» **Aim**:
From the entries provided below, copy each line that contains the word "this".

» **Supplied material**:

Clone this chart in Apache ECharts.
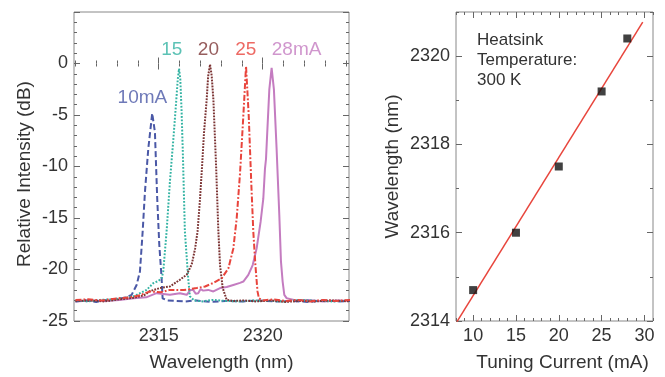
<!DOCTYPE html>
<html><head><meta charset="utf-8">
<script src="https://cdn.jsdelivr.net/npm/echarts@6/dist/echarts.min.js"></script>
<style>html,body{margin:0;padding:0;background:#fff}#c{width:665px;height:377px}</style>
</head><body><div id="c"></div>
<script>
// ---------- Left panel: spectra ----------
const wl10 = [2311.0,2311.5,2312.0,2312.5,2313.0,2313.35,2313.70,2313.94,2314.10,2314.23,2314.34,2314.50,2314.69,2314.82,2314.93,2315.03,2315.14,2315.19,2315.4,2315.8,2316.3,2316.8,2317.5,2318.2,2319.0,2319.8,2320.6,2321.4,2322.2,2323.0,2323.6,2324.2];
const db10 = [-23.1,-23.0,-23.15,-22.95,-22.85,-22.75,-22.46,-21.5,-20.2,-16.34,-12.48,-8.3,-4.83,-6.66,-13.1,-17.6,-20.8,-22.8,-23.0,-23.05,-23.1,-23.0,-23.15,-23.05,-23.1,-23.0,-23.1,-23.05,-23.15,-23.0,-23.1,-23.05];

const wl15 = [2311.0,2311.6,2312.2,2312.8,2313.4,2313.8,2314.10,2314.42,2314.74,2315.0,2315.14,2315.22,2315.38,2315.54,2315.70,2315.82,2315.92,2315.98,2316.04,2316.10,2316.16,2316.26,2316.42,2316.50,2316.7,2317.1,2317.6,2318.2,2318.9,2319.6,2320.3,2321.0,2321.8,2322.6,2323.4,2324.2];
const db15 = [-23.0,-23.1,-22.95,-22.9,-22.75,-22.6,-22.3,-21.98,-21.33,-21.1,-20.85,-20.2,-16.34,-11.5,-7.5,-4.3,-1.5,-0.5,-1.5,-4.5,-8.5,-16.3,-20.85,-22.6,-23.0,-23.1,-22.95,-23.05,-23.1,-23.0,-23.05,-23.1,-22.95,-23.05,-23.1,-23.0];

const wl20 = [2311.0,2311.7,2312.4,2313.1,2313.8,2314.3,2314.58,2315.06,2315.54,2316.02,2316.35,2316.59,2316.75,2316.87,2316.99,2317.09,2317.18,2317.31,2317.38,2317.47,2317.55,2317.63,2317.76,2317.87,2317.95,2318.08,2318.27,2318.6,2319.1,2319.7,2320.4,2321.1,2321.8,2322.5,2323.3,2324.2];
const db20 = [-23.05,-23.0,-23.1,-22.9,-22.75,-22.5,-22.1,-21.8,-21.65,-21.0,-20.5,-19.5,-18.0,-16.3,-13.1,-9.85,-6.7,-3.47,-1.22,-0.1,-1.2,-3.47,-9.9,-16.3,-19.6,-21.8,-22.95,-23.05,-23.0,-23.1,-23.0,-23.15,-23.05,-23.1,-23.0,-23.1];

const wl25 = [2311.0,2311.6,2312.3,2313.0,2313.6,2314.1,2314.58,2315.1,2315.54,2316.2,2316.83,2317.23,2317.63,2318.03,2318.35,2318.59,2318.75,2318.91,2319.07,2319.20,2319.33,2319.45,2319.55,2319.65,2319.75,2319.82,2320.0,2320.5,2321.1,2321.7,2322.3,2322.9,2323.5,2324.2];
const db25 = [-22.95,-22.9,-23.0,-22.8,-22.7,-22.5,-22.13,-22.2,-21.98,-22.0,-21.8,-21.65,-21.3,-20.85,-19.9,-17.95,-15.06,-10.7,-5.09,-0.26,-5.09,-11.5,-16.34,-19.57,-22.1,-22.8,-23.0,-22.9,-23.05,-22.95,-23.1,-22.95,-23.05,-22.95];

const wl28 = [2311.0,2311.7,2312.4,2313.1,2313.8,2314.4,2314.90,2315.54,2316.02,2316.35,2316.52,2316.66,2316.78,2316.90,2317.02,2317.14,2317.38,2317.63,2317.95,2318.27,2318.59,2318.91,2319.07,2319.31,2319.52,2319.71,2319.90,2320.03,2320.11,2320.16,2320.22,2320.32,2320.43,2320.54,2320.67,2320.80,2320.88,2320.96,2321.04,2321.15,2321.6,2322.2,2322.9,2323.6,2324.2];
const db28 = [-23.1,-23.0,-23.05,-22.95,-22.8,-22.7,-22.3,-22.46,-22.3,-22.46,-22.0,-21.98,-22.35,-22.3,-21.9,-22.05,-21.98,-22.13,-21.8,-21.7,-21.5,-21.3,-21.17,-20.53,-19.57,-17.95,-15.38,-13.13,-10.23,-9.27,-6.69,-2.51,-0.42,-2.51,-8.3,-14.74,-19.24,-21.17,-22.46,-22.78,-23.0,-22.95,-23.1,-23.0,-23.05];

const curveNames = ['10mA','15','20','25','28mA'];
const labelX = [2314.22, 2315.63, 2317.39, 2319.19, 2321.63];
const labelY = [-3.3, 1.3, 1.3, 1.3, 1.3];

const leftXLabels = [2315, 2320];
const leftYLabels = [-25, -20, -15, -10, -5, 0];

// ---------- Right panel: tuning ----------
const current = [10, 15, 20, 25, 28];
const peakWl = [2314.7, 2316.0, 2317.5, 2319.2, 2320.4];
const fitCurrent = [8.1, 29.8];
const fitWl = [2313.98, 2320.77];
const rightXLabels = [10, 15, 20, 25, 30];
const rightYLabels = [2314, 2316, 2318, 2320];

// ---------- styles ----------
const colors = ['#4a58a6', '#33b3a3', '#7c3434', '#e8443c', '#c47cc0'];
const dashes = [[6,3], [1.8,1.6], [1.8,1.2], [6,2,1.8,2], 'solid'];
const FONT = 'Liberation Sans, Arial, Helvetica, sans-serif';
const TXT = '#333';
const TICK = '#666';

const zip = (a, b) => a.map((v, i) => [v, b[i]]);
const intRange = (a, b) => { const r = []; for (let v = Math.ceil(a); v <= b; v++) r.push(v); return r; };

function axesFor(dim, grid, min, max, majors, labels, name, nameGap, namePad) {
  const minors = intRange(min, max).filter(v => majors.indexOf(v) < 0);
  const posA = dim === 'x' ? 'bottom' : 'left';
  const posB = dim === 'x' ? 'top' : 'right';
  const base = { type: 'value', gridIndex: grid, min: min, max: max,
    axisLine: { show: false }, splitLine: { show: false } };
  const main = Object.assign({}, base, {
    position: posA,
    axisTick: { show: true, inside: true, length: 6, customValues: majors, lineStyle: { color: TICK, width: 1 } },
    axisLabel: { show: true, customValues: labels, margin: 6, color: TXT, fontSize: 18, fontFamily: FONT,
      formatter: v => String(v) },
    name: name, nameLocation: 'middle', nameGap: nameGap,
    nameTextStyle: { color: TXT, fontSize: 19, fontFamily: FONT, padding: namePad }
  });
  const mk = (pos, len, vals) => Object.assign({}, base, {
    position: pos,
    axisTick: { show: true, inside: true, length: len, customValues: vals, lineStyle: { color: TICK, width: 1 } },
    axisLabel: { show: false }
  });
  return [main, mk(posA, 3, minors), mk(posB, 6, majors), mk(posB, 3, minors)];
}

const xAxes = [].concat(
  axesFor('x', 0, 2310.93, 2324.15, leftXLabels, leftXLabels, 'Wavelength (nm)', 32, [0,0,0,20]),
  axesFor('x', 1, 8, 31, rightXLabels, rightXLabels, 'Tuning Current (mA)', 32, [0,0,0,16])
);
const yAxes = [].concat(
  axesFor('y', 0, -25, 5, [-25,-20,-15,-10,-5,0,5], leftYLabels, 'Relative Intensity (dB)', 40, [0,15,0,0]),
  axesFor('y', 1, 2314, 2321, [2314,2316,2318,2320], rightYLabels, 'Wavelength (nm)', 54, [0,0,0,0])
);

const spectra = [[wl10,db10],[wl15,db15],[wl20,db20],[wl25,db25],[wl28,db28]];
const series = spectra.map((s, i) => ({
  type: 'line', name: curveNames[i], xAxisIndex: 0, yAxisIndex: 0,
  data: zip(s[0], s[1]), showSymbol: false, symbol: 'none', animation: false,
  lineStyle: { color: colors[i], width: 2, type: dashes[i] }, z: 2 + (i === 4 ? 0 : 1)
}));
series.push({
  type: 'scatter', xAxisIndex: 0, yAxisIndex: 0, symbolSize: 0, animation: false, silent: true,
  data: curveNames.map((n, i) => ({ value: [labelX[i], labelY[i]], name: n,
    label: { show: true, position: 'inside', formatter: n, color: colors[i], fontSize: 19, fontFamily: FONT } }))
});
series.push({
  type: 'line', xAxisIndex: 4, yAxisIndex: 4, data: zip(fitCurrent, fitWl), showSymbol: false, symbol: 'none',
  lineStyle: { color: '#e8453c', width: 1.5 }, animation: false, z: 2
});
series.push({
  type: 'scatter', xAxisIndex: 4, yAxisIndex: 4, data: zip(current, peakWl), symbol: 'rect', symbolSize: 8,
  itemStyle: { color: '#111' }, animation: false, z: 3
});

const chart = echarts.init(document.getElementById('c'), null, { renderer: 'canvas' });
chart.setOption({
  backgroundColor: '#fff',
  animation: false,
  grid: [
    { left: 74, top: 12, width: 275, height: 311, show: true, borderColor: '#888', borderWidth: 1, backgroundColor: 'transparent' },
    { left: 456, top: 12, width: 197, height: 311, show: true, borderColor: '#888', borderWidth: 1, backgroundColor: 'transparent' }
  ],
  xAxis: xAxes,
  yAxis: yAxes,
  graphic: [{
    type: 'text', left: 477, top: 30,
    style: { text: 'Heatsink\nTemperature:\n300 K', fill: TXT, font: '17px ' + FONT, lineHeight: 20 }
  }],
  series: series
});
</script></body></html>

---

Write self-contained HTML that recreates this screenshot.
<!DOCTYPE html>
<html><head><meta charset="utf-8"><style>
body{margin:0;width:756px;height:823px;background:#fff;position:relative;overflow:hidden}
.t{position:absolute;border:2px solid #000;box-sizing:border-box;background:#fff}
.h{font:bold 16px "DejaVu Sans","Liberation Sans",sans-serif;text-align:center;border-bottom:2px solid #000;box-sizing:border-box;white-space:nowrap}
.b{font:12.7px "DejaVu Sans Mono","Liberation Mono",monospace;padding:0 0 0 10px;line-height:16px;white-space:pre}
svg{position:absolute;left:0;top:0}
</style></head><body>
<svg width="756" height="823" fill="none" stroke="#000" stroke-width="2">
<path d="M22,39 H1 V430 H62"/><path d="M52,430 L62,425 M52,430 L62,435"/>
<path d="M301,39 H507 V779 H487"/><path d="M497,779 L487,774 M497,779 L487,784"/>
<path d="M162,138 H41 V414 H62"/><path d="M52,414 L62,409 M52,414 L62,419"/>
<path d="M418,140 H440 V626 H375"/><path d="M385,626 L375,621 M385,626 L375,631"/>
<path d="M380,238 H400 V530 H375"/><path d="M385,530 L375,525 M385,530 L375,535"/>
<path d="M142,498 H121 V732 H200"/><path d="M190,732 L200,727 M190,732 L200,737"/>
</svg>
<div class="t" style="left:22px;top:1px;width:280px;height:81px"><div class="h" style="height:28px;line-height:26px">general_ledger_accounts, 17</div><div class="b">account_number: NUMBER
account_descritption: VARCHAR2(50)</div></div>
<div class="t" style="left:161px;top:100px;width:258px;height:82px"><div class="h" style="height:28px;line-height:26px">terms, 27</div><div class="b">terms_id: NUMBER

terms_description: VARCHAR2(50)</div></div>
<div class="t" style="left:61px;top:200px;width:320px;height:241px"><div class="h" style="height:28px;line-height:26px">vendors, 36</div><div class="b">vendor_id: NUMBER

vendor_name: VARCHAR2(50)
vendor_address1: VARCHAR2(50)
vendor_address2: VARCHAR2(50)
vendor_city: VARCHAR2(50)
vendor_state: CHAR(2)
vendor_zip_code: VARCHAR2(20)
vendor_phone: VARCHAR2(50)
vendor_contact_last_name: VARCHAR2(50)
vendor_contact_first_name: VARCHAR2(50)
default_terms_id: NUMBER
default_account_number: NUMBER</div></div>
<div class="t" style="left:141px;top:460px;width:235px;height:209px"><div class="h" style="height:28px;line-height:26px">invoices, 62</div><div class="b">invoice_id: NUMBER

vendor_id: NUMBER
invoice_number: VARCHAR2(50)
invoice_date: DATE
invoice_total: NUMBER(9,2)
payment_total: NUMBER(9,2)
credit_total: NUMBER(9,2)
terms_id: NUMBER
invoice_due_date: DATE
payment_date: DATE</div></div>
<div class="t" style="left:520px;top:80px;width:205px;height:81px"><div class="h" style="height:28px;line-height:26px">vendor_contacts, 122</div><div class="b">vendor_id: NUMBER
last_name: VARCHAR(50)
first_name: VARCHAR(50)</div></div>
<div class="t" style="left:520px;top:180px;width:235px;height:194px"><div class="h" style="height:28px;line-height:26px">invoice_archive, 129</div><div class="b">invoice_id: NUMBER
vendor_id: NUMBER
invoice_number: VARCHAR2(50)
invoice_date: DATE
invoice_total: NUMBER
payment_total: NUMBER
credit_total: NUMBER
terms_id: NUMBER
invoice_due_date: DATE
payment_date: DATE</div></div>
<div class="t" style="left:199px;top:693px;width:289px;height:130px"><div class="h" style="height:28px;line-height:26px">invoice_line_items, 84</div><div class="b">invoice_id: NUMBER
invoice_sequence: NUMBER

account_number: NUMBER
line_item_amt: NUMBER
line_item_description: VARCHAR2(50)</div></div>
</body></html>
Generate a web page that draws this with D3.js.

» **Solution to the exercise**:
Clone this chart in Apache ECharts.
Write self-contained HTML that recreates this screenshot.
Generate a web page that draws this with D3.js.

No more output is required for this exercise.